The 2019 Egyptian Super Cup (also known as the 2017–18 SAIB Egyptian Super Cup for sponsorship reasons) was the 16th Egyptian Super Cup, an annual football match played between the winners of the previous season's Egyptian Premier League and Egypt Cup. It was played at Borg El Arab Stadium in Alexandria, Egypt, on 20 September 2019, contested by Al Ahly and Zamalek. Al Ahly defended the trophy they won in the previous edition and defeated Zamalek 3–2, winning their record-extending 11th trophy.

==Background==

In the 2017–18 Egyptian Premier League, Al Ahly and Ismaily were the only two teams in the league's title race, with the latter finishing the first half of the season on top. However, after Frenchman coach Sébastien Desabre left Ismaily mid-season to join the Ugandan national team as their manager, the club started to fall apart and went from being on top with a difference of 4 points to finishing the league behind Al Ahly with 68 points; 20 points less than the champions. Al Ahly officially won their record-extending fortieth Egyptian Premier League title on 12 March 2018 with 6 games to spare. The team broke numerous league records over the course of the season, including most points with 88 points, most wins with 28 wins and most goals scored in a single season with 75 goals. Al Ahly's Moroccan forward Walid Azaro also finished the league as the top goalscorer with 18 goals.

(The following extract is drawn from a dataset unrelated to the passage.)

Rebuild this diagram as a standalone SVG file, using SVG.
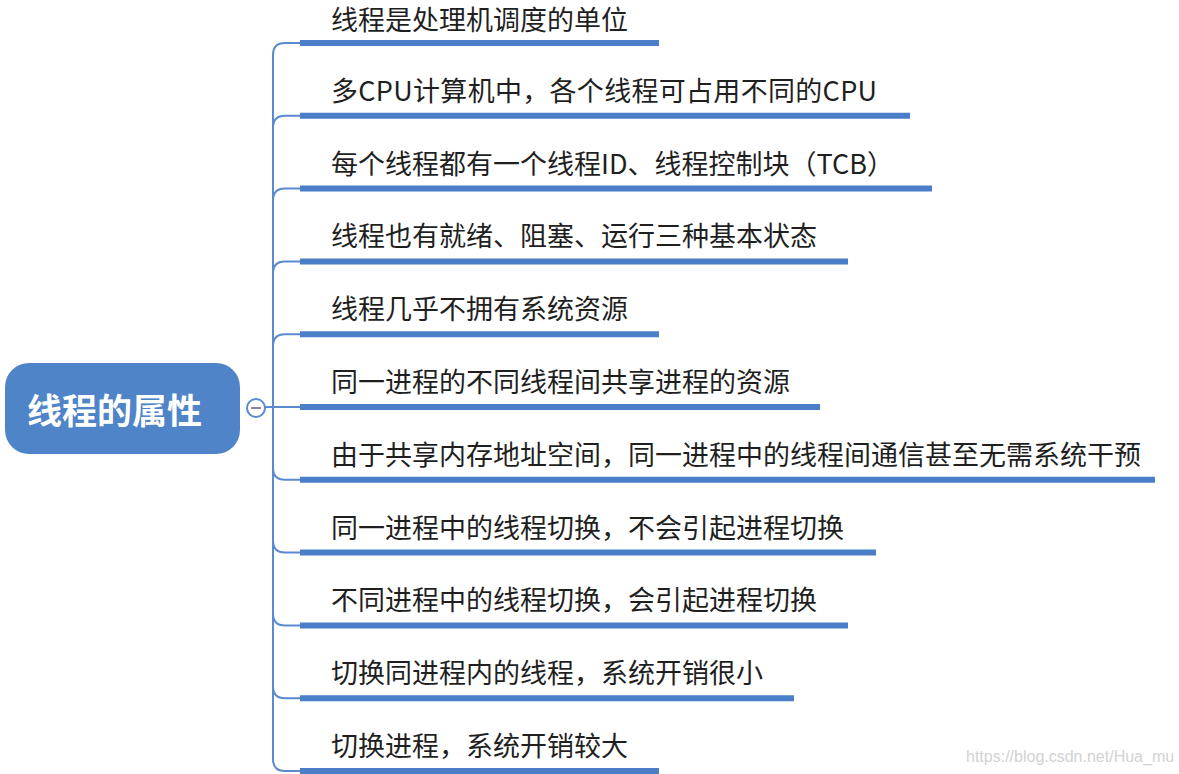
<svg xmlns="http://www.w3.org/2000/svg" width="1179" height="774" viewBox="0 0 1179 774">
<style>
.bg{fill:#ffffff}
.thin{fill:none;stroke:#5a8ad0;stroke-width:2}
.under{stroke:#4a7ec8;stroke-width:6;stroke-linecap:butt}
.lbl{font-family:"Noto Sans CJK SC","Noto Sans",sans-serif;font-size:27px;fill:#1f1f1f}
.root{fill:#4f84c8}
.roottxt{font-family:"Noto Sans CJK SC","Noto Sans",sans-serif;font-size:35px;font-weight:bold;fill:#ffffff}
.wm{font-family:"Liberation Sans",Arial,sans-serif;font-size:16px;fill:#d2d2d2}
</style>
<rect class="bg" x="0" y="0" width="1179" height="774"/>
<g id="connectors">
  <path class="thin" d="M265,407 L300,407"/>
  <path class="thin" d="M273,55 L273,759"/>
  <path class="thin" d="M273,55 Q273,43 285,43 L300,43"/>
  <path class="thin" d="M273,127.8 Q273,115.8 285,115.8 L300,115.8"/>
  <path class="thin" d="M273,200.6 Q273,188.6 285,188.6 L300,188.6"/>
  <path class="thin" d="M273,273.4 Q273,261.4 285,261.4 L300,261.4"/>
  <path class="thin" d="M273,346.2 Q273,334.2 285,334.2 L300,334.2"/>
  <path class="thin" d="M273,467.8 Q273,479.8 285,479.8 L300,479.8"/>
  <path class="thin" d="M273,540.6 Q273,552.6 285,552.6 L300,552.6"/>
  <path class="thin" d="M273,613.4 Q273,625.4 285,625.4 L300,625.4"/>
  <path class="thin" d="M273,686.2 Q273,698.2 285,698.2 L300,698.2"/>
  <path class="thin" d="M273,759 Q273,771 285,771 L300,771"/>
</g>
<g id="root">
  <rect class="root" x="5" y="363" width="235" height="91" rx="24" ry="24"/>
  <text class="roottxt" x="27" y="424">线程的属性</text>
  <circle cx="256" cy="408" r="9" fill="#ffffff" stroke="#5a8ad0" stroke-width="2"/>
  <line x1="251" y1="408" x2="261" y2="408" stroke="#8a80a0" stroke-width="2"/>
</g>
<g id="n1"><line class="under" x1="300" y1="43" x2="659" y2="43"/><text class="lbl" x="331" y="30">线程是处理机调度的单位</text></g>
<g id="n2"><line class="under" x1="300" y1="115.8" x2="910" y2="115.8"/><text class="lbl" x="331" y="100.8" textLength="546">多CPU计算机中，各个线程可占用不同的CPU</text></g>
<g id="n3"><line class="under" x1="300" y1="188.6" x2="932" y2="188.6"/><text class="lbl" x="331" y="173.6">每个线程都有一个线程ID、线程控制块（TCB）</text></g>
<g id="n4"><line class="under" x1="300" y1="261.4" x2="848" y2="261.4"/><text class="lbl" x="331" y="246.4">线程也有就绪、阻塞、运行三种基本状态</text></g>
<g id="n5"><line class="under" x1="300" y1="334.2" x2="659" y2="334.2"/><text class="lbl" x="331" y="319.2">线程几乎不拥有系统资源</text></g>
<g id="n6"><line class="under" x1="300" y1="407" x2="820" y2="407"/><text class="lbl" x="331" y="392">同一进程的不同线程间共享进程的资源</text></g>
<g id="n7"><line class="under" x1="300" y1="479.8" x2="1155" y2="479.8"/><text class="lbl" x="331" y="464.8">由于共享内存地址空间，同一进程中的线程间通信甚至无需系统干预</text></g>
<g id="n8"><line class="under" x1="300" y1="552.6" x2="876" y2="552.6"/><text class="lbl" x="331" y="537.6">同一进程中的线程切换，不会引起进程切换</text></g>
<g id="n9"><line class="under" x1="300" y1="625.4" x2="848" y2="625.4"/><text class="lbl" x="331" y="610.4">不同进程中的线程切换，会引起进程切换</text></g>
<g id="n10"><line class="under" x1="300" y1="698.2" x2="794" y2="698.2"/><text class="lbl" x="331" y="683.2">切换同进程内的线程，系统开销很小</text></g>
<g id="n11"><line class="under" x1="300" y1="771" x2="659" y2="771"/><text class="lbl" x="331" y="756">切换进程，系统开销较大</text></g>
<text class="wm" x="966" y="762">https://blog.csdn.net/Hua_mu</text>
</svg>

Zamalek won the 2017–18 Egypt Cup after defeating Smouha 5–4 on penalties in the final after the match ended 1–1 at extra time, winning their 4th Egypt Cup title in the previous 5 editions of the competition. Both teams' way to the final was considered "too easy" by the media, especially for Zamalek who faced 2017–18 Egyptian Second Division sides El Minya and Haras El Hodoud in the round of 32 and round of 16 respectively. The Egyptian Football Association were also heavily criticized for changes they made to the competition, mainly for the changes made to the draw where they made sure that the cup defending champions can only face the previous league winners in the final.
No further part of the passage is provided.